Zu viele sterbende Schwäne

Frankfurt · Fast jede Woche versucht sich mindestens ein Bundesliga-Profi als Schauspieler. Das theatralische Getue auf dem Platz, meist ohne Körperkontakt, erhitzt die Gemüter.

Der Tritt tat weh, keine Frage. Doch mit seiner theatralischen Show nach dem Foul des frustrierten Dortmunder Jungstars Ousmane Dembélé sorgte Mitchell Weiser selbst dafür, dass er am vergangenen Wochenende statt Mitleid und Zuspruch vor allem Hohn und Spott erntete. Der "sterbende Schwan" von Hertha BSC hat die Schwalben-Diskussion in der Fußball-Bundesliga neu entfacht - und das, obwohl Weiser tatsächlich verletzt worden war.

"Lächerlich", "unsportlich", "zum Kotzen" - die Urteile in den sozialen Medien, in denen Weisers Schauspiel-Einlage beim 2:1 (1:0) der Berliner gegen Borussia Dortmund rasend schnell die Runde machte, waren eindeutig.
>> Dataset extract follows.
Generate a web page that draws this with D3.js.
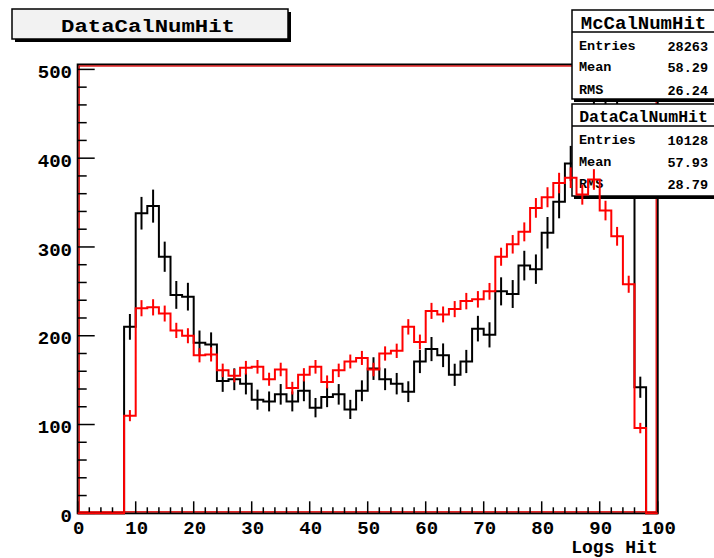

Dass die Hertha selbst ein Bild von Weisers lädiertem Knöchel veröffentlichte ("Schauspieleinlage?! Klar, und das ist auch nur Schminke . . ."), änderte daran nur wenig.

Dembélé hatte dem Berliner in der Nachspielzeit regelwidrig das Standbein weggetreten. Aber Weiser tat im Anschluss und vor den Augen von Schiedsrichter Robert Hartmann (Wangen) so, als wäre er von mehreren Blitzen gleichzeitig getroffen worden. Die Fernsehkameras bewiesen die Schauspieleinlage eindrucksvoll. "Da lasse ich mich natürlich theatralisch fallen", gab Weiser zu, verteidigte seine Aktion aber damit, dass er das von dem BVB-Stürmer in den vergangenen Wochen überhaupt erst gelernt habe.

"So einen Unsinn habe ich selten gehört", sagte Dortmunds Sportdirektor Michael Zorc und sprach von einer "dümmlichen Aussage". Hertha-Trainer Pal Dardai verteidigte seinen Spieler: "Da müssen wir nicht über Mitch reden, sondern über Dembelé. Wir haben Glück, dass er nicht im Krankenhaus liegt."

Neu war die Diskussion über eine Schauspiel-Einlage natürlich nicht. Deutschlandweit hatten sich die Fans in dieser Saison schon über RB Leipzigs Angreifer Timo Werner aufgeregt, der beim 2:1-Sieg gegen Schalke 04 mit einer "echten" Schwalbe einen Elfmeter geschunden hatte. Franco Di Santo, Stürmer des FC Schalke 04, fiel beim 2:4 bei Borussia Mönchengladbach ähnlich peinlich, allerdings ließ sich Schiedsrichter Manuel Gräfe (Berlin) davon nicht täuschen. Wie Weiser - und Dembélé - hatte Di Santo Anfang März die Gelbe Karte kassiert.

Borussia Mönchengladbachs Trainer Dieter Hecking geht das nicht weit genug. "Ich will anregen, dass wir Trainer da auf unsere Profis einwirken, die Schwalben zu unterlassen und wirklich nur noch bei Verletzungen liegen zu bleiben. Es ist eine Unsitte geworden", sagte der Trainer. Auch Leipzigs Sportdirektor Ralf Rangnick wünscht sich "englische Verhältnisse auf dem Platz, mit mehr Fair Play". In England würde der Spieler, der zum Schauspieler wird, "von den eigenen Fans ausgepfiffen", sagte der RB-Chef. Nach der Kritik an Werner konnte sich Rangnick aber einen Seitenhieb Richtung Berlin nicht verkneifen: "Mitchell Weiser wird keine Schmähgesänge ertragen müssen, denn er spielt ja bei einem Traditionsklub."